Eleven years prior, the Shoalwater Bay chiefs in attendance at the Chehalis River Treaty Council of 1855 refused to sign the non-negotiable treaty offered by Governor Stevens. In effect, without signing anything, the Indians of the Shoalwater Bay retained a small land base to call home and to continue their ancestors’ traditions of hunting, fishing and shellfish harvesting off the land and waterways of the Bay.
In the 1960s, negotiations were held with the United States government to have the Shoalwater Bay Indian Tribe recognized. On March 10, 1971 this recognition came after the membership ratified and amended our constitution to secure the rights and powers inherent in our sovereign status and guaranteed to us by the laws of the United States, develop and protect the Shoalwater Bay Indian Reservation, and all other Tribal resources, preserve peace and order in our community, promote the general welfare of our people and our descendants, protect the rights of the Tribe and of its members, and preserve our land base, culture and identity, to establish our Constitution.

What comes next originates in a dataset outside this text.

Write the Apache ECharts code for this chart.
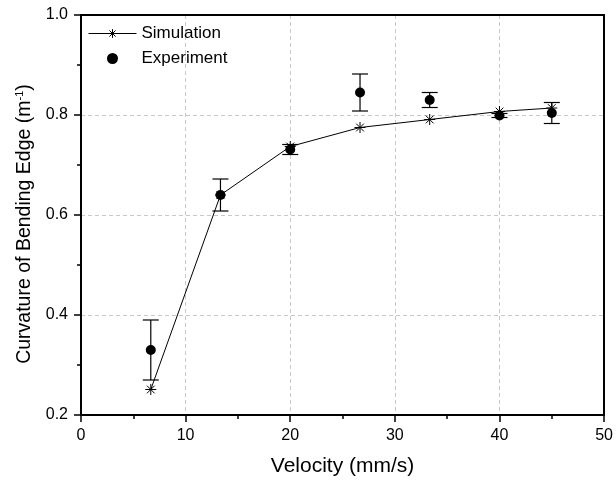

Native people have lived on the Willapa Bay for over 2000 years. Early settlers depicted the bay as an Eden for the Indians living here. The term Shoalwater Bay Indians is used to refer to those of Lower Chehalis and Lower Chinook descent and other Indians whose primary home was and is the bay. At the time, the bay was known as Shoalwater Bay and it was named by Englishman John Meares in 1792. The name was later changed to Willapa Bay. Shoalwater Bay is the most accurate name for the bay because half of the bay’s area becomes tide flats at low tide.
The Shoalwater Bay Indians of old were expert canoers and moved with the tides, currents and winds in their travels about the bay and beyond to visit, trade or obtain food. If the Shoalwaters weren’t in the water or being rained on, the chances were good that they were on the water in one of several different types of canoes. As you can see, the old Shoalwater world was, in a fundamental sense, very different from that which we know today. Yet, it is the same place too, and for all of us to cherish and protect. When the bounty of the ocean is at hand, why move inland?

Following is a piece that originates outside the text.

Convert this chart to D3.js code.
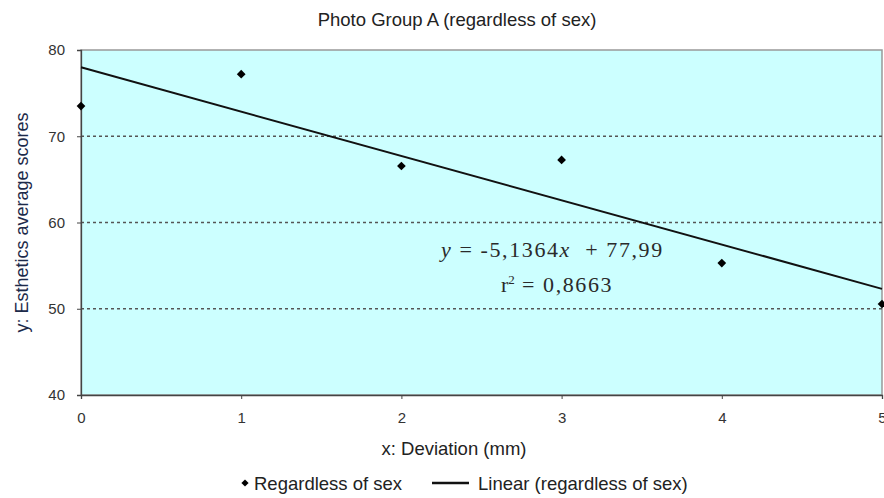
<!DOCTYPE html>
<html>
<head>
<meta charset="utf-8">
<script src="https://cdn.jsdelivr.net/npm/d3@7"></script>
<style>
  body { margin: 0; background: #fff; }
  text { font-family: "Liberation Sans", Arial, sans-serif; }
</style>
</head>
<body>
<div id="chart"></div>
<script>
// data
const deviation = [0, 1, 2, 3, 4, 5]
const scores = [73.5, 77.2, 66.55, 67.25, 55.3, 50.55]
const slope = -5.1364
const intercept = 77.99
const yTicks = [40, 50, 60, 70, 80]
const xTicks = [0, 1, 2, 3, 4, 5]

const W = 884, H = 498
const m = {left: 81, right: 2, top: 50, bottom: 103}
const w = W - m.left - m.right
const h = H - m.top - m.bottom

const svg = d3.select('#chart').append('svg')
  .attr('width', W).attr('height', H)

const g = svg.append('g').attr('transform', `translate(${m.left}, ${m.top})`)

const x = d3.scaleLinear().domain([0, 5]).range([0, w])
const y = d3.scaleLinear().domain([40, 80]).range([h, 0])

// plot background
g.append('rect')
  .attr('width', w).attr('height', h)
  .attr('fill', '#ccffff')
  .attr('stroke', '#999').attr('stroke-width', 1.5)

// gridlines
g.selectAll('.grid')
  .data(yTicks.filter(d => d > 40 && d < 80)).enter()
  .append('line')
    .attr('x1', 0).attr('x2', w)
    .attr('y1', d => y(d)).attr('y2', d => y(d))
    .attr('stroke', '#555').attr('stroke-width', 1.6)
    .attr('stroke-dasharray', '3,3')

// axes
const yAxis = g.append('g')
  .call(d3.axisLeft(y).tickValues(yTicks).tickSize(4).tickPadding(12).tickFormat(d3.format('d')))
const xAxis = g.append('g')
  .attr('transform', `translate(0, ${h})`)
  .call(d3.axisBottom(x).tickValues(xTicks).tickSize(4).tickPadding(13).tickFormat(d3.format('d')))

;[xAxis, yAxis].forEach(a => {
  a.select('.domain').attr('stroke', '#444').attr('stroke-width', 1.3)
  a.selectAll('.tick line').attr('stroke', '#444')
  a.selectAll('.tick text').attr('fill', '#333').style('font-size', '15px')
})

// trend line
g.append('line')
  .attr('x1', x(0)).attr('y1', y(intercept))
  .attr('x2', x(5)).attr('y2', y(intercept + slope * 5))
  .attr('stroke', '#111').attr('stroke-width', 2)

// points
g.selectAll('.pt')
  .data(deviation).enter()
  .append('path')
    .attr('d', d3.symbol(d3.symbolSquare, 38))
    .attr('transform', (d, i) => `translate(${x(d)}, ${y(scores[i])}) rotate(45)`)
    .attr('fill', '#000')

// equation
const eqFont = '"Liberation Serif", "Times New Roman", serif'
const eq = g.append('text')
  .attr('x', 360).attr('y', 207)
  .style('font-family', eqFont).style('letter-spacing', '1.6px')
  .style('white-space', 'pre')
  .style('font-size', '22px').attr('fill', '#2a2a2a')
eq.append('tspan').style('font-style', 'italic').text('y')
eq.append('tspan').text(' = -5,1364')
eq.append('tspan').style('font-style', 'italic').text('x')
eq.append('tspan').text('  + 77,99')

const r2 = g.append('text')
  .attr('x', 420).attr('y', 242)
  .style('font-family', eqFont)
  .style('font-size', '22px').attr('fill', '#2a2a2a')
r2.append('tspan').text('r')
r2.append('tspan').attr('dy', -8).style('font-size', '13px').text('2')
r2.append('tspan').attr('dy', 8).style('letter-spacing', '1.6px').text(' = 0,8663')

// title & labels
svg.append('text')
  .attr('x', 457).attr('y', 26).attr('text-anchor', 'middle')
  .style('font-size', '18.5px').attr('fill', '#222')
  .text('Photo Group A (regardless of sex)')

svg.append('text')
  .attr('x', 454).attr('y', 455).attr('text-anchor', 'middle')
  .style('font-size', '18.5px').attr('fill', '#222')
  .text('x: Deviation (mm)')

svg.append('text')
  .attr('transform', `translate(28, ${m.top + h / 2}) rotate(-90)`)
  .attr('text-anchor', 'middle')
  .style('font-size', '18px').attr('fill', '#1d2a4a')
  .text('y: Esthetics average scores')

// legend
const lg = svg.append('g').attr('transform', 'translate(0, 483)')
lg.append('path')
  .attr('d', d3.symbol(d3.symbolSquare, 26))
  .attr('transform', 'translate(245, 0) rotate(45)')
  .attr('fill', '#000')
lg.append('text')
  .attr('x', 254).attr('y', 6.5)
  .style('font-size', '18.5px').attr('fill', '#222')
  .text('Regardless of sex')
lg.append('line')
  .attr('x1', 432).attr('x2', 469).attr('y1', 0).attr('y2', 0)
  .attr('stroke', '#111').attr('stroke-width', 2.5)
lg.append('text')
  .attr('x', 478).attr('y', 6.5)
  .style('font-size', '18.5px').attr('fill', '#222')
  .text('Linear (regardless of sex)')
</script>
</body>
</html>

The Shoalwaters are still on the bay and not only surviving but growing and working hard to retain and teach traditions of a sacred heritage. Changes to our world are coming and future years will see a renaissance of Shoalwater ways, with economic independence and initiative.
In the days before European settlement, the shores of Shoalwater Bay were a mix of a bountiful natural environment and many native villages. The north end of the bay around the present day reservation was populated predominantly by Lower Chehalis speaking peoples. The Southern end of the bay, near present day Bay Center and southward was inhabited by Willapa Chinook peoples. The original territory of the Shoalwater Bay peoples was a vast network of waterways along the coast. For the Lower Chehalis Shoalwater’s village of nAN'svAC (today’s reservation) was the southern tip of the territory. From there it extended northward to CfxIl’fs the lower Chehalis word for Westport, meaning “place of sand”. Early explorers pronounced the word “Chehalis” and gave this name to the river and the people living up river who later became the Chehalis Tribe. From Westport the territory went east up the Chehalis river to present day Satsop, Washington.

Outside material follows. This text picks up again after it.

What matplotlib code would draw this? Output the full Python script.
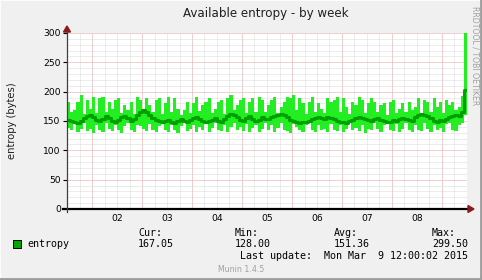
import numpy as np
import matplotlib
matplotlib.use("Agg")
import matplotlib.pyplot as plt
from matplotlib.patches import Polygon, Rectangle

# ---- data (entropy, bytes), 1.5-hour samples from Mar 1 12:00 ----
step_hours = 1.5
max_vals = [183, 165, 169, 183, 195, 162, 186, 170, 191, 163, 189, 191, 166, 183, 171, 186,
            189, 164, 177, 169, 183, 162, 191, 186, 168, 189, 177, 165, 186, 189, 162, 180,
            191, 166, 189, 171, 160, 169, 183, 163, 180, 191, 167, 177, 183, 189, 164, 171,
            183, 186, 162, 189, 195, 168, 177, 186, 189, 163, 183, 189, 166, 191, 186, 165,
            177, 186, 191, 164, 174, 183, 191, 189, 195, 168, 189, 180, 162, 183, 191, 166,
            180, 171, 163, 189, 183, 186, 191, 165, 189, 174, 162, 183, 177, 191, 186, 164,
            180, 189, 183, 166, 177, 180, 160, 183, 186, 163, 171, 180, 165, 183, 169, 174,
            189, 162, 186, 183, 166, 189, 174, 183, 164, 186, 177, 183, 168, 174, 192, 299.5]
min_vals = [138, 134, 145, 131, 136, 146, 133, 137, 130, 144, 135, 132, 147, 136, 133, 143,
            134, 130, 141, 146, 135, 132, 144, 141, 136, 133, 145, 134, 131, 142, 146, 135,
            132, 144, 134, 130, 141, 147, 133, 137, 143, 131, 139, 134, 145, 132, 138, 147,
            135, 133, 144, 131, 139, 146, 134, 140, 133, 145, 132, 138, 143, 131, 136, 146,
            134, 144, 132, 138, 147, 135, 133, 130, 145, 139, 134, 132, 144, 146, 135, 131,
            143, 134, 136, 132, 145, 135, 133, 143, 131, 136, 148, 134, 138, 133, 144, 130,
            137, 134, 146, 136, 132, 143, 148, 135, 133, 145, 131, 136, 146, 134, 132, 143,
            135, 133, 146, 136, 131, 144, 134, 138, 132, 145, 147, 135, 133, 144, 146, 160]
avg_vals = [152, 150, 148, 146, 150, 155, 158, 160, 156, 152, 150, 154, 158, 155, 150, 148,
            152, 156, 158, 155, 150, 153, 160, 165, 168, 166, 160, 155, 152, 150, 148, 150,
            152, 149, 147, 150, 153, 150, 148, 152, 155, 156, 153, 150, 148, 150, 152, 155,
            150, 148, 153, 158, 162, 160, 156, 152, 150, 155, 158, 153, 150, 152, 156, 154,
            154, 156, 158, 160, 162, 160, 156, 152, 150, 148, 147, 149, 148, 150, 153, 155,
            156, 155, 154, 156, 155, 153, 150, 148, 149, 147, 150, 152, 155, 156, 155, 154,
            152, 150, 153, 155, 152, 150, 148, 149, 151, 150, 153, 155, 153, 152, 150, 156,
            160, 162, 160, 158, 155, 150, 149, 152, 150, 153, 156, 158, 160, 158, 165, 203]

day_labels = ["02", "03", "04", "05", "06", "07", "08"]
y_ticks = [0, 50, 100, 150, 200, 250, 300]
legend_name = "entropy"
stat_names = ["Cur:", "Min:", "Avg:", "Max:"]
stat_values = ["167.05", "128.00", "151.36", "299.50"]
last_update = "Last update:  Mon Mar  9 12:00:02 2015"
title = "Available entropy - by week"
ylabel = "entropy (bytes)"

# ---- figure ----
W, H = 482, 280
fig = plt.figure(figsize=(W / 100, H / 100), dpi=100, facecolor="#f0f0f0")

def fx(px):
    return px / W

def fy(py):
    return 1 - py / H

# 3D border
fig.patches.append(Rectangle((0, 0), 1, 1, transform=fig.transFigure, fill=False,
                             edgecolor="#fcfcfc", lw=1.5, zorder=0))
fig.lines.append(plt.Line2D([fx(0), fx(481)], [fy(279), fy(279)], transform=fig.transFigure,
                            color="#9c9c9c", lw=2))
fig.lines.append(plt.Line2D([fx(481), fx(481)], [fy(0), fy(280)], transform=fig.transFigure,
                            color="#9c9c9c", lw=2))

L, R, T, B = 67, 467, 33, 209
ax = fig.add_axes([fx(L), fy(B), fx(R) - fx(L), fy(T) - fy(B)])
ax.set_facecolor("white")
total_hours = 192
ax.set_xlim(0, total_hours)
ax.set_ylim(0, 300)
for s in ax.spines.values():
    s.set_visible(False)

dot = (0, (1, 1))
# minor grid
for h in np.arange(0, total_hours + 1, 6):
    ax.axvline(h, color="#dadada", lw=0.72, ls=dot, zorder=1)
for v in np.arange(10, 301, 10):
    ax.axhline(v, color="#dadada", lw=0.72, ls=dot, zorder=1)
# major grid
for h in np.arange(12, total_hours, 24):
    ax.axvline(h, color="#f5b4b4", lw=0.72, ls=dot, zorder=2)
for v in y_ticks[1:]:
    ax.axhline(v, color="#f5b4b4", lw=0.72, ls=dot, zorder=2)

n = len(avg_vals)
edges = np.arange(n + 1) * step_hours
mx = np.array(max_vals + [max_vals[-1]], dtype=float)
mn = np.array(min_vals + [min_vals[-1]], dtype=float)
av = np.array(avg_vals + [avg_vals[-1]], dtype=float)
ax.fill_between(edges, mn, mx, step="post", color="#22ee22", lw=0, zorder=3)
ax.step(edges, av, where="post", color="#00a000", lw=2.2, zorder=4)

ax.set_yticks(y_ticks)
ax.set_yticklabels([str(v) for v in y_ticks], fontsize=6.6)
ax.tick_params(axis="y", length=3, width=0.8, pad=1.5, color="black")
ax.set_xticks([24 * (i + 1) for i in range(len(day_labels))])
ax.set_xticklabels(day_labels, fontsize=6.6)
ax.tick_params(axis="x", length=0, pad=3.5)

# axes lines and arrows
fig.lines.append(plt.Line2D([fx(63), fx(469)], [fy(209), fy(209)], transform=fig.transFigure,
                            color="black", lw=1.6, zorder=5))
fig.lines.append(plt.Line2D([fx(67), fx(67)], [fy(212), fy(29)], transform=fig.transFigure,
                            color="#404040", lw=0.9, zorder=5))
fig.patches.append(Polygon([(fx(468), fy(205.5)), (fx(468), fy(212.5)), (fx(474), fy(209))],
                           closed=True, transform=fig.transFigure, color="#8b1a1a", zorder=6))
fig.patches.append(Polygon([(fx(63.5), fy(32)), (fx(70.5), fy(32)), (fx(67), fy(26))],
                           closed=True, transform=fig.transFigure, color="#8b1a1a", zorder=6))

# texts
fig.text(fx(266), fy(13), title, ha="center", va="center", fontsize=8.6, color="#202020")
fig.text(fx(12), fy(121), ylabel, ha="center", va="center", rotation=90, fontsize=7.2,
         color="#202020")
fig.text(fx(475), fy(6), "RRDTOOL / TOBI OETIKER", ha="center", va="top", rotation=-90,
         fontsize=5.6, color="#a0a0a0")

mono = "DejaVu Sans Mono"
fs = 7.2
fig.patches.append(Rectangle((fx(13), fy(248)), fx(8), fy(240) - fy(248), transform=fig.transFigure,
                             facecolor="#00a800", edgecolor="black", lw=0.7))
fig.text(fx(27), fy(244), legend_name, ha="left", va="center", fontsize=fs, family=mono)
cols = [138, 235, 334, 432]
for c, nm, val in zip(cols, stat_names, stat_values):
    fig.text(fx(c), fy(233), nm, ha="left", va="center", fontsize=fs, family=mono)
    fig.text(fx(c), fy(244), val, ha="left", va="center", fontsize=fs, family=mono)
fig.text(fx(468), fy(256), last_update, ha="right", va="center", fontsize=fs, family=mono)
fig.text(fx(241), fy(270), "Munin 1.4.5", ha="center", va="center", fontsize=5.6, color="#a0a0a0")

fig.savefig("out.png", dpi=100, facecolor=fig.get_facecolor())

Today the people of the Shoalwater Bay no longer freely roam the Chehalis and Columbia Rivers. Our territory has shrunk to the present day reservation and a handful of nearby properties purchased by the tribe. However, our people still have deep connection to our ancestral homelands and many of our tribal members are living within those ancestral lands from Ilwaco to Aberdeen and everywhere in between.